A Very British Christmas is a twelve-stage sleigh ride through the best, worst, strangest and funniest aspects of the Christmas holiday, with cultural icons saluted, national habits dissected and personal reminiscences from those who’ve eaten all the mince pies and lived to tell the tale.
I’ve always been interested in the small stuff. I’m fascinated by things that people consider inconsequential, but when examined reveal everything about who we are: subtleties of communication, impulsive choices, ingrained behaviours. When the idea was floated of me writing a book about the way the British celebrate Christmas, a load of obvious stuff came to mind, you know the kind of thing – turkey, Baileys, Love Actually, tinsel, Santa, Mariah Carey… but it quickly became clear that these are just the hooks on which Christmas is hung.

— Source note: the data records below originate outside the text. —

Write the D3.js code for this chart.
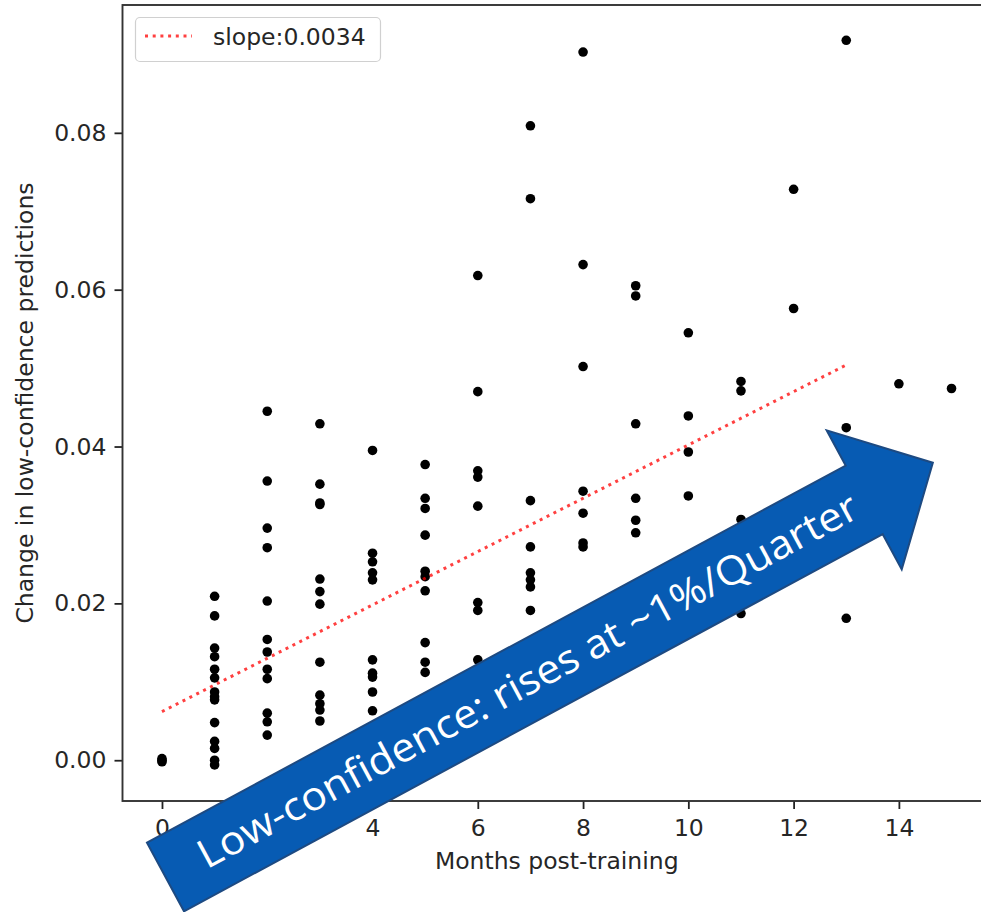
<!DOCTYPE html>
<meta charset="utf-8">
<html>
<!-- Load d3.js -->
<script src="https://d3js.org/d3.v7.min.js"></script>
<style>
  body { margin: 0; background: white; }
</style>
<div id="scatter"></div>

<script>

// ---- data ----
var month0  = [0.0002, 0.0000, -0.0002];
var month1  = [0.0209, 0.0184, 0.0143, 0.0132, 0.0116, 0.0105, 0.0087, 0.0081, 0.0077, 0.0048, 0.0024, 0.0015, 0.0000, -0.0006];
var month2  = [0.0445, 0.0356, 0.0296, 0.0271, 0.0203, 0.0154, 0.0138, 0.0116, 0.0104, 0.0060, 0.0049, 0.0032];
var month3  = [0.0429, 0.0352, 0.0328, 0.0326, 0.0231, 0.0215, 0.0199, 0.0125, 0.0083, 0.0072, 0.0064, 0.0050];
var month4  = [0.0395, 0.0264, 0.0253, 0.0239, 0.0230, 0.0128, 0.0111, 0.0106, 0.0087, 0.0063];
var month5  = [0.0377, 0.0334, 0.0321, 0.0287, 0.0241, 0.0234, 0.0216, 0.0150, 0.0125, 0.0112];
var month6  = [0.0618, 0.0470, 0.0369, 0.0361, 0.0324, 0.0201, 0.0191, 0.0128];
var month7  = [0.0809, 0.0716, 0.0331, 0.0272, 0.0239, 0.0230, 0.0221, 0.0191];
var month8  = [0.0903, 0.0632, 0.0502, 0.0343, 0.0315, 0.0277, 0.0272];
var month9  = [0.0605, 0.0592, 0.0429, 0.0334, 0.0306, 0.0290];
var month10 = [0.0545, 0.0439, 0.0393, 0.0337];
var month11 = [0.0483, 0.0471, 0.0307, 0.0187];
var month12 = [0.0728, 0.0576];
var month13 = [0.0918, 0.0424, 0.0181];
var month14 = [0.0480];
var month15 = [0.0474];

var byMonth = [month0, month1, month2, month3, month4, month5, month6, month7,
               month8, month9, month10, month11, month12, month13, month14, month15];

// fitted trend
var slope = 0.0034;
var intercept = 0.0062;
var trendX = [0, 13];

var xTicks = [0, 2, 4, 6, 8, 10, 12, 14];
var yTicks = [0.00, 0.02, 0.04, 0.06, 0.08];

var note = "Low-confidence: rises at ~1%/Quarter";

// flatten to points
var points = [];
byMonth.forEach(function(vals, m) {
  vals.forEach(function(v) { points.push({x: m, y: v}); });
});

// ---- layout ----
var width = 981,
    height = 912;
// plot box (note: "top" is a reserved window global, so use other names)
var plotL = 122.5, plotR = 991, plotT = 5, plotB = 801;
var fs = 23.5;
var font = "DejaVu Sans";

var svg = d3.select("#scatter")
  .append("svg")
    .attr("width", width)
    .attr("height", height)
    .style("display", "block");

svg.append("rect").attr("width", width).attr("height", height).attr("fill", "white");

var x = d3.scaleLinear().domain([-0.75, 15.75]).range([plotL, plotR]);
var y = d3.scaleLinear().domain([-0.0052, 0.0963]).range([plotB, plotT]);

// axes
var xAxis = svg.append("g")
    .attr("transform", "translate(0," + plotB + ")")
    .call(d3.axisBottom(x).tickValues(xTicks).tickSize(8).tickPadding(8).tickFormat(d3.format("d")));

var yAxis = svg.append("g")
    .attr("transform", "translate(" + plotL + ",0)")
    .call(d3.axisLeft(y).tickValues(yTicks).tickSize(8).tickPadding(8).tickFormat(d3.format(".2f")));

[xAxis, yAxis].forEach(function(a) {
  a.select(".domain").remove();
  a.selectAll(".tick line").attr("stroke", "#222").attr("stroke-width", 1.8);
  a.selectAll(".tick text")
    .attr("fill", "#262626")
    .style("font-family", font)
    .style("font-size", fs + "px");
});
xAxis.selectAll(".tick text").attr("y", 35).attr("dy", 0);

// spines
svg.append("rect")
    .attr("x", plotL).attr("y", plotT)
    .attr("width", plotR - plotL).attr("height", plotB - plotT)
    .attr("fill", "none")
    .attr("stroke", "#333")
    .attr("stroke-width", 1.9);

// axis labels
svg.append("text")
    .attr("x", (plotL + plotR) / 2)
    .attr("y", 869)
    .attr("text-anchor", "middle")
    .attr("fill", "#262626")
    .style("font-family", font)
    .style("font-size", fs + "px")
    .text("Months post-training");

svg.append("text")
    .attr("transform", "translate(33," + (plotT + plotB) / 2 + ") rotate(-90)")
    .attr("text-anchor", "middle")
    .attr("fill", "#262626")
    .style("font-family", font)
    .style("font-size", fs + "px")
    .text("Change in low-confidence predictions");

// points
svg.append("g").selectAll("circle")
  .data(points)
  .enter().append("circle")
    .attr("cx", function(d) { return x(d.x); })
    .attr("cy", function(d) { return y(d.y); })
    .attr("r", 4.8)
    .attr("fill", "black");

// trend line
var line = d3.line()
  .x(function(d) { return x(d); })
  .y(function(d) { return y(intercept + slope * d); });

svg.append("path")
    .datum(trendX)
    .attr("d", line)
    .attr("fill", "none")
    .attr("stroke", "red")
    .attr("stroke-opacity", 0.75)
    .attr("stroke-width", 3)
    .attr("stroke-dasharray", "3,4.7");

// legend
var lg = svg.append("g");
lg.append("rect")
    .attr("x", 135.5).attr("y", 17.5)
    .attr("width", 245).attr("height", 44)
    .attr("rx", 4.5)
    .attr("fill", "white").attr("fill-opacity", 0.8)
    .attr("stroke", "#d0d0d0").attr("stroke-width", 1.2);
lg.append("line")
    .attr("x1", 145).attr("x2", 192)
    .attr("y1", 36).attr("y2", 36)
    .attr("stroke", "red")
    .attr("stroke-opacity", 0.75)
    .attr("stroke-width", 3)
    .attr("stroke-dasharray", "3,4.7");
lg.append("text")
    .attr("x", 213).attr("y", 45)
    .attr("fill", "#262626")
    .style("font-family", font)
    .style("font-size", fs + "px")
    .text("slope:" + slope.toFixed(4));

// annotation arrow (drawn in its own rotated frame)
var arrowLen = 794, shaftHalf = 39, headHalf = 79, headLen = 78;
var arrowPts = [[0, -shaftHalf], [arrowLen, -shaftHalf], [arrowLen, -headHalf],
                [arrowLen + headLen, 0], [arrowLen, headHalf], [arrowLen, shaftHalf], [0, shaftHalf]];

var ar = svg.append("g")
    .attr("transform", "translate(165.5,877) rotate(-28.36)");

ar.append("path")
    .attr("d", d3.line()(arrowPts) + "Z")
    .attr("fill", "#075bb3")
    .attr("stroke", "#1d4a82")
    .attr("stroke-width", 2);

ar.append("text")
    .attr("x", 40)
    .attr("y", 13)
    .attr("textLength", 744)
    .attr("lengthAdjust", "spacingAndGlyphs")
    .attr("fill", "white")
    .style("font-family", "Open Sans")
    .style("font-size", "40px")
    .text(note);

</script>
</html>
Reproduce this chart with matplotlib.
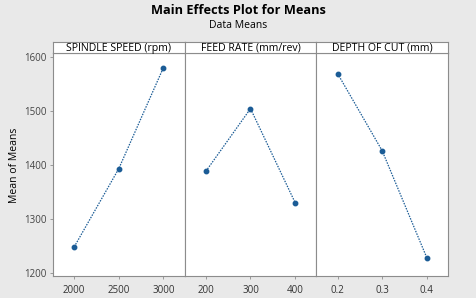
import matplotlib
matplotlib.use("Agg")
import matplotlib.pyplot as plt

plt.rcParams['font.family'] = ['Open Sans', 'DejaVu Sans']

factors = ["SPINDLE SPEED (rpm)", "FEED RATE (mm/rev)", "DEPTH OF CUT (mm)"]
levels = [[2000, 2500, 3000], [200, 300, 400], [0.2, 0.3, 0.4]]
level_labels = [["2000", "2500", "3000"], ["200", "300", "400"], ["0.2", "0.3", "0.4"]]
means = [[1248, 1393, 1580], [1388, 1504, 1330], [1569, 1426, 1228]]
y_ticks = [1200, 1300, 1400, 1500, 1600]

BG = "#e9e9e9"
LINE = "#1b5c96"
EDGE = "#8c8c8c"

W, H = 476, 298
fig = plt.figure(figsize=(W / 100, H / 100), dpi=100, facecolor=BG)

left, right, bottom, top, strip = 53, 448, 276, 53, 11
pw = (right - left) / 3

fig.text(0.5, 1 - 10 / H, "Main Effects Plot for Means", ha="center", va="center",
         fontsize=9.2, fontweight="bold")
fig.text(0.5, 1 - 26 / H, "Data Means", ha="center", va="center", fontsize=7.5)
fig.text(15 / W, 1 - 165 / H, "Mean of Means", rotation=90, ha="center", va="center",
         fontsize=7.5)

for i in range(3):
    x0 = left + i * pw
    ax = fig.add_axes([x0 / W, 1 - bottom / H, pw / W, (bottom - top) / H])
    ax.set_facecolor("white")
    ax.plot(levels[i], means[i], color=LINE, linestyle=(0, (1.2, 1.0)), linewidth=0.9,
            marker="o", markersize=3.2)
    span = levels[i][-1] - levels[i][0]
    ax.set_xlim(levels[i][0] - 0.238 * span, levels[i][-1] + 0.238 * span)
    ax.set_ylim(1194, 1607)
    ax.set_xticks(levels[i])
    ax.set_xticklabels(level_labels[i])
    ax.set_yticks(y_ticks)
    if i == 0:
        ax.set_yticklabels([str(v) for v in y_ticks])
    else:
        ax.tick_params(axis="y", left=False, labelleft=False)
    ax.tick_params(labelsize=7, length=2.5, width=0.6, pad=2)
    ax.tick_params(axis="x", colors=EDGE, labelcolor="#333333", pad=4)
    ax.tick_params(axis="y", colors=EDGE, labelcolor="#444444")
    for s in ax.spines.values():
        s.set_color(EDGE)
        s.set_linewidth(0.8)

    sax = fig.add_axes([x0 / W, 1 - top / H, pw / W, strip / H])
    sax.set_facecolor("white")
    sax.set_xticks([])
    sax.set_yticks([])
    for s in sax.spines.values():
        s.set_color(EDGE)
        s.set_linewidth(0.8)
    sax.text(0.5, 0.45, factors[i], ha="center", va="center", fontsize=7.6,
             transform=sax.transAxes)

fig.savefig("out.png", dpi=100, facecolor=BG)
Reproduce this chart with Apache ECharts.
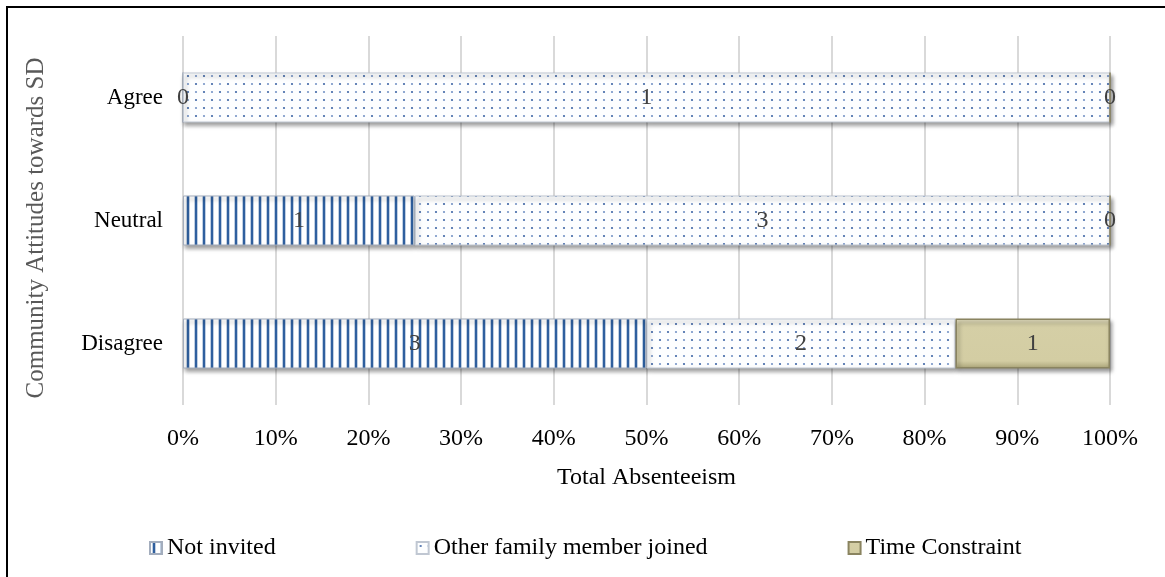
<!DOCTYPE html>
<html>
<head>
<meta charset="utf-8">
<script src="https://cdn.jsdelivr.net/npm/echarts@6/dist/echarts.min.js"></script>
<style>
  html, body { margin: 0; padding: 0; background: #fff; }
  #frame { position: absolute; left: 6px; top: 6px; width: 1170px; height: 580px;
           border-left: 2px solid #000; border-top: 2px solid #000; box-sizing: border-box; }
  #chart { position: absolute; left: 0; top: 0; width: 1165px; height: 577px; }
</style>
</head>
<body>
<div id="frame"></div>
<div id="chart"></div>
<script>
// Responses per attitude group (counts)
const categories = ['Disagree', 'Neutral', 'Agree'];
const notInvited = [3, 1, 0];
const otherFamilyJoined = [2, 3, 1];
const timeConstraint = [1, 0, 0];
const seriesNames = ['Not invited', 'Other family member joined', 'Time Constraint'];
const tickLabels = ['0%', '10%', '20%', '30%', '40%', '50%', '60%', '70%', '80%', '90%', '100%'];
const yTitle = 'Community Attitudes towards SD';
const xTitle = 'Total Absenteeism';

const SERIF = 'Liberation Serif';

// Vertical stripe fill
function stripePattern() {
  const c = document.createElement('canvas');
  c.width = 8; c.height = 8;
  const g = c.getContext('2d');
  g.fillStyle = '#ffffff'; g.fillRect(0, 0, 8, 8);
  g.fillStyle = '#2f5f9e'; g.fillRect(3, 0, 2, 8);
  g.fillStyle = 'rgba(47,95,158,0.3)'; g.fillRect(2, 0, 1, 8); g.fillRect(5, 0, 1, 8);
  return c;
}
// Dotted fill
function dotPattern() {
  const c = document.createElement('canvas');
  c.width = 16; c.height = 16;
  const g = c.getContext('2d');
  g.fillStyle = '#fdfeff'; g.fillRect(0, 0, 16, 16);
  const dots = [[4, 4, '#3f66a6'], [12, 4, '#7694c6'], [4, 12, '#7694c6'], [12, 12, '#3f66a6']];
  dots.forEach(([x, y, col]) => {
    g.fillStyle = col;
    g.beginPath(); g.arc(x, y, 1.1, 0, Math.PI * 2); g.fill();
  });
  return c;
}

const totals = categories.map((_, i) => notInvited[i] + otherFamilyJoined[i] + timeConstraint[i]);
const raw = [notInvited, otherFamilyJoined, timeConstraint];

const fills = [
  { image: stripePattern(), repeat: 'repeat' },
  { image: dotPattern(), repeat: 'repeat' },
  new echarts.graphic.LinearGradient(0, 0, 0, 1, [
    { offset: 0, color: '#e6e1c4' }, { offset: 0.12, color: '#d5cfa6' },
    { offset: 0.85, color: '#d3cda3' }, { offset: 1, color: '#a9a378' }
  ])
];
const borders = ['#a3adbd', '#c0c7d2', '#8a8460'];

const series = raw.map((vals, s) => ({
  name: seriesNames[s],
  type: 'bar',
  stack: 'total',
  barWidth: 50,
  data: vals.map((v, i) => ({ value: v / totals[i] * 100, count: v })),
  itemStyle: {
    color: fills[s],
    borderColor: borders[s],
    borderWidth: s === 2 ? 1.5 : 1,
    shadowColor: 'rgba(0,0,0,0.4)',
    shadowBlur: 4,
    shadowOffsetX: 2,
    shadowOffsetY: 3
  },
  label: {
    show: true,
    position: 'inside',
    fontFamily: SERIF,
    fontSize: 24,
    color: '#404040',
    formatter: p => String(p.data.count)
  }
}));

const chart = echarts.init(document.getElementById('chart'));
chart.setOption({
  animation: false,
  backgroundColor: 'transparent',
  grid: { left: 183, right: 55, top: 36, bottom: 172, containLabel: false },
  xAxis: {
    type: 'value', min: 0, max: 100, interval: 10,
    name: xTitle, nameLocation: 'middle', nameGap: 61,
    nameTextStyle: { fontFamily: SERIF, fontSize: 24, color: '#000' },
    axisLine: { show: false }, axisTick: { show: false },
    axisLabel: {
      margin: 22, fontFamily: SERIF, fontSize: 24, color: '#000',
      formatter: v => tickLabels[Math.round(v / 10)]
    },
    splitLine: { show: true, lineStyle: { color: '#d9d9d9', width: 2 } }
  },
  yAxis: {
    type: 'category', data: categories,
    axisLine: { show: false }, axisTick: { show: false },
    axisLabel: { margin: 20, fontFamily: SERIF, fontSize: 23, color: '#000' }
  },
  graphic: [{
    type: 'text',
    x: 36, y: 228,
    rotation: Math.PI / 2,
    style: {
      text: yTitle, fontFamily: SERIF, fontSize: 25, fill: '#595959',
      align: 'center', verticalAlign: 'middle'
    }
  }],
  legend: {
    left: 144, top: 531, itemGap: 140, itemWidth: 12, itemHeight: 12,
    icon: 'rect',
    textStyle: { fontFamily: SERIF, fontSize: 24, color: '#000' },
    data: seriesNames
  },
  series: series
});
</script>
</body>
</html>
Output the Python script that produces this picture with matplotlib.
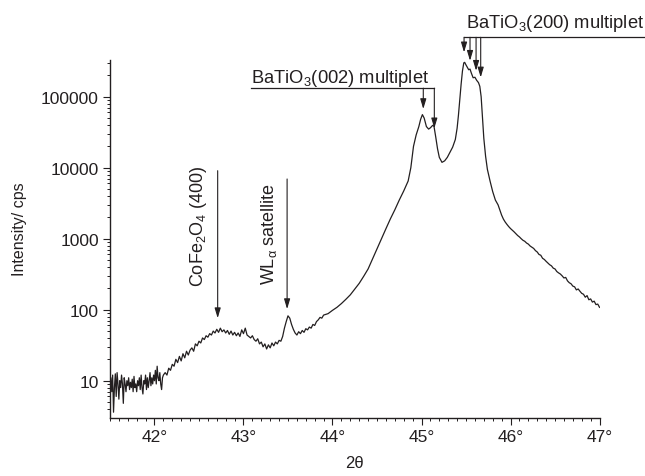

The real British Christmas is about our emotional response to all that stuff, a potent combination of nostalgia, boredom, anticipation, excess, conflict and love. As a result it’s almost impossible to define, because it’s different for us all.
The only way you can get a handle on the British Christmas is to speak to hundreds of people about the way they celebrate (or not). So that’s what I did. Often, I’d be told that “Oh, we just have a normal Christmas”, but on closer questioning it turned out to be anything but. They might hang an Action Man on the Christmas tree, or have an annual family sausage roll eating competition, or perform a festive Zombie Apocalypse play in the living room, or celebrate the December 25th birthday of footballer Gary McAllister rather than Jesus because they don’t believe in God. People would, mid-story, suddenly realise that their Christmases were nothing like the picture-postcard version, and were actually rather unusual affairs, unique to them and their kin. They’d suddenly remember the time they swore at their devout grandmother when playing Trivial Pursuit, or the year when their brother revealed his negative AIDS test result over the figgy pudding, and they’d get a new insight into what Christmas might be. They passed that insight on to me, and now I’m passing it on, in the form of a book.
Christmas celebrations are, by their very nature, pretty intense. And because it’s Christmas, people tend to remember all the details. Collecting all those stories, and trying to make sense of why we behave the way we do at the end of December, was hilarious, fascinating and frequently very moving. I’ve done my best to capture all the small stuff about Christmas, and in turn I hope it sheds some twinkling light on the broader meaning of this mammoth, absurd, indulgent and very special annual holiday.
Rhodri Marsden is a writer and musician based in London. A columnist for The Independent for more than a decade, he writes features, books and opinion pieces about subjects as varied as bad dates, rude place names, USB cables, crumpets, perfume and anxiety. He plays in hardy perennial post-punk band Scritti Politti and Britain’s best-loved TV theme covers band Dream Themes, and he won the under-10 piano category at the 1980 Watford Music Festival with a scintillating performance of a piece called “Silver Trumpets”.